The majority of my listening with the T10i was done with an iPod classic and Cowon J3. I do prefer the Cowon over the iPod and I paired this player with both the Fiio E07K and Fiio E11. Amplifying the T10i is not necessary and only minor improvements could be heard when I introduced both Fiio amplifiers which I’m sure will be good news for anyone not wanting to splash out extra cash attempting to improve sound quality as it seems that most devices and music players can sufficiently power the T10i.
There is no question of the drastic differences between the T10i and your average Apple ear buds: When you hear the T10i there is no going back to a stock ear bud of any kind. Each and every single area has been improved upon whether it be build and durability or audio representation.
My point of reference for this review was the Phonak Audeo PFE 122 in ear monitor. This particular ear piece was designed by a company who were originally catering for people with impaired hearing and the sound signature of the Phonak is extremely neutral. The two ear pieces are similarly priced (or at least they were when the PFE 122 was released for $250 dollars). When it comes to sound, however, the T10i is a different beast altogether. It is far more bass heavy and slams with added force but does not just deliver more power. I also feel the bass texture on the T10i is more defined. This is especially noticeable on tracks like Peter Gabriel’s “Sledgehammer”, where the bass, drops lower and has a well-established shape as opposed to the PFE 122’s bass where at times it can feel slightly unengaging. Both earpieces have good detail retrieval but this is easier to pick out with the T10i, although the PFE 122 gets very close with the right filters. The mid-range on the T10i is warmer and has a buttery presentation whereas the Audeo is clear with nothing really added. As for sound stage, the T10i wins by a slight margin, being able to push sounds out slightly further to the left and right. The upper mid-range and treble are much better on the T10i; there is less roll off and slightly more extension which creates more of an airy sound than that of the PFE 122.
I found that I liked to listen to the T10i’s more so with rock music than any other genre. RHA’s in ear headphones lends itself nicely to albums like Karinvools “Sound Awake”. The extra bloom in the bass and softness of the lower mid-range create a satisfying colouration. On the track “It’s a New Day”, I could hear the echo bounce from the walls in the room as the drummer’s sticks hit the toms and snare, I became aware of the shape of the room and the microphones used in the recording process. Guitars were most impressive with this recording; the upper bass and smoothed mid-range added a chunkiness that I like when listening to guitar sounds on record.
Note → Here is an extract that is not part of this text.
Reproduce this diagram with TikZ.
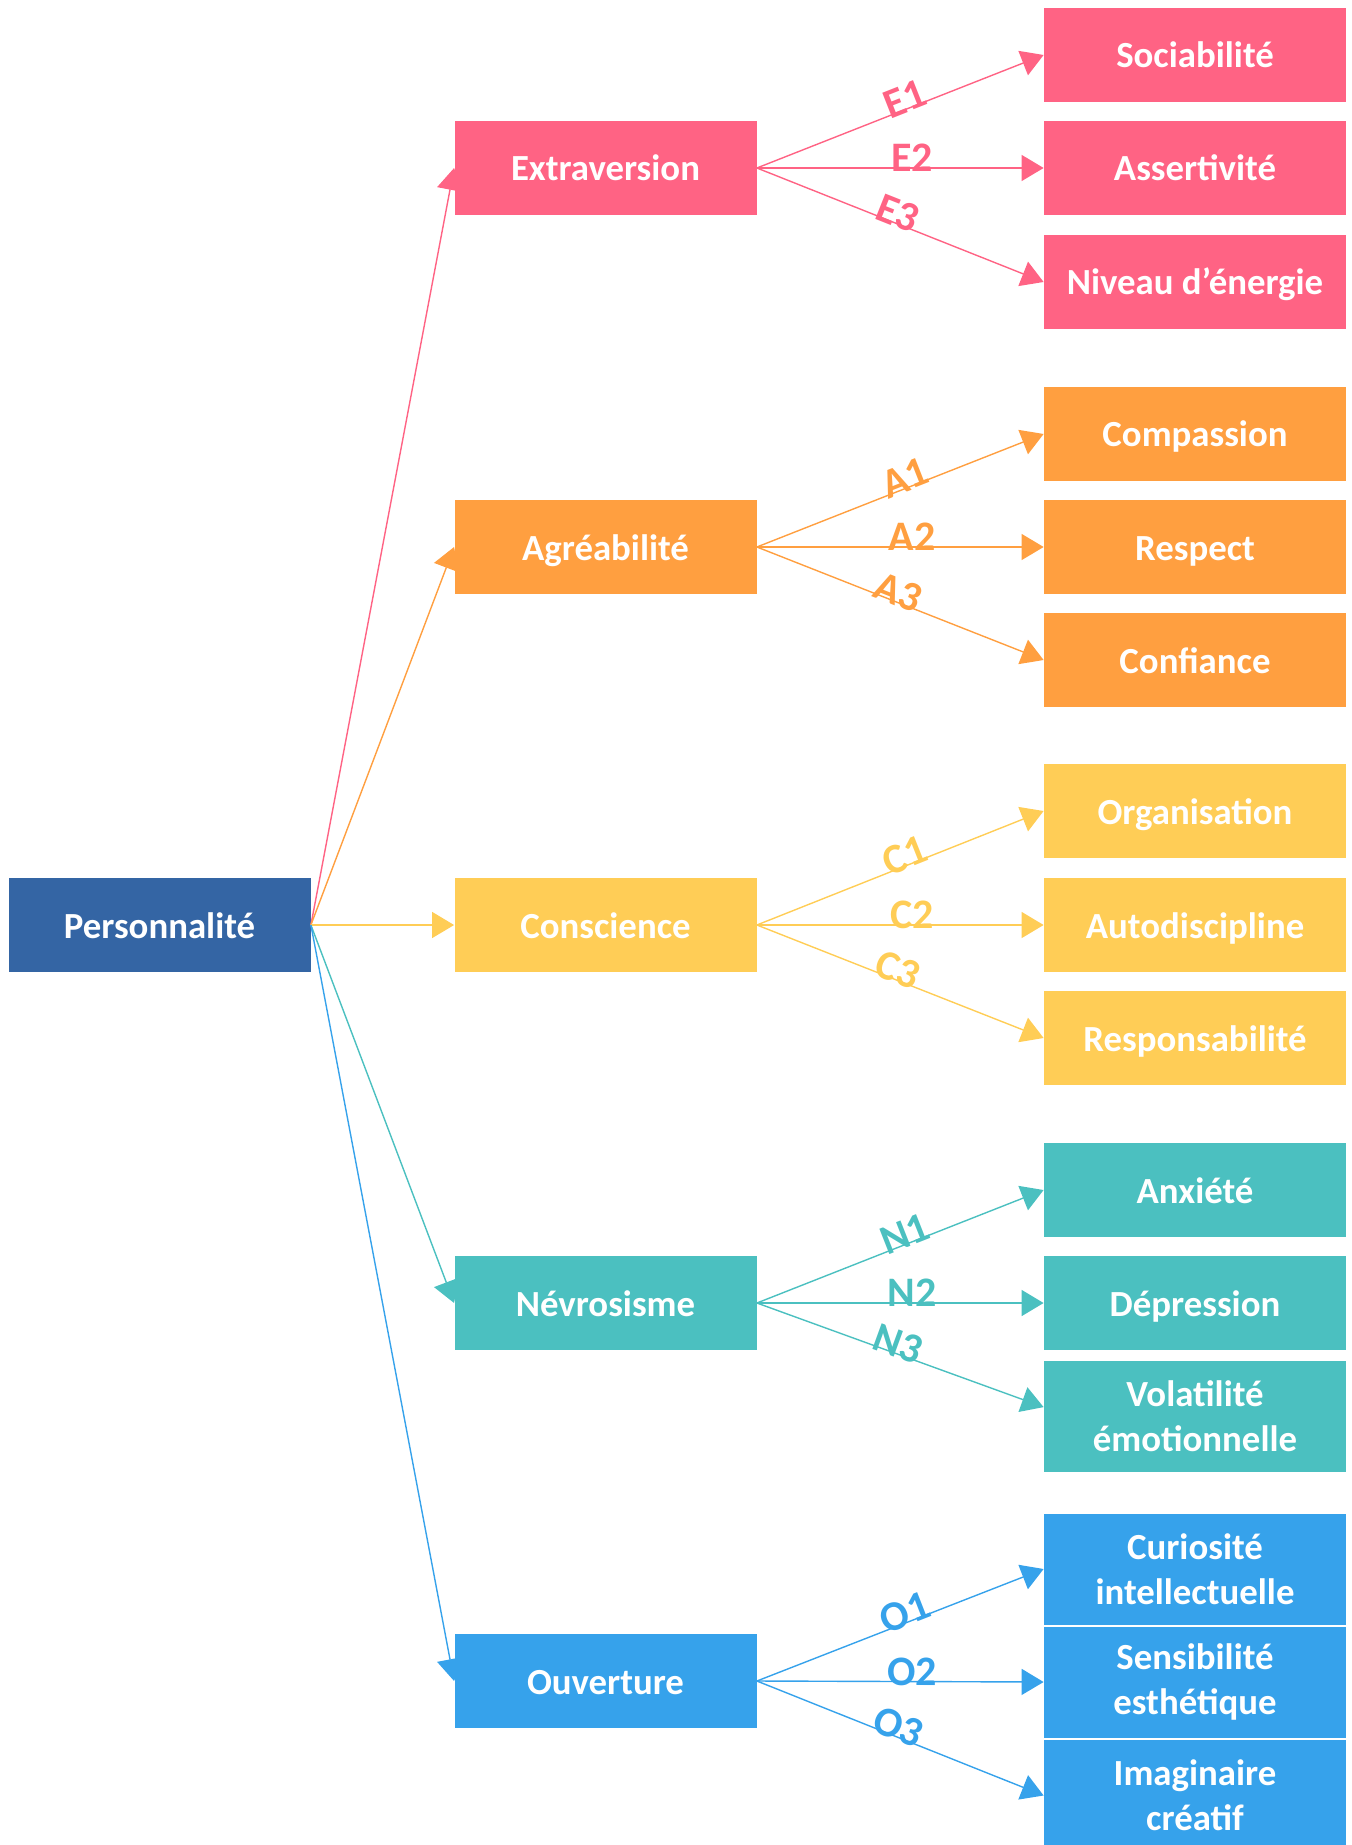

Vocals also open up very nicely in this track and I could really sense the control and pitch of Ian Kenny’s voice through the T10i’s.
I believe that RHA have set an incredibly high benchmark in creating the T10i; the build quality and accessories that you receive with this earphone at its price point are outstanding, from the stainless steel mouldings to the assortment of ear tips, removable filters and noise reduction technology. As a listener who has had doubts about IEM technology, I can safely say that anyone thinking of purchasing this headphone will be impressed, especially if you are coming from stock ear buds. I have developed a new found respect for in-ear monitors in general and look forward to hearing many more in the future.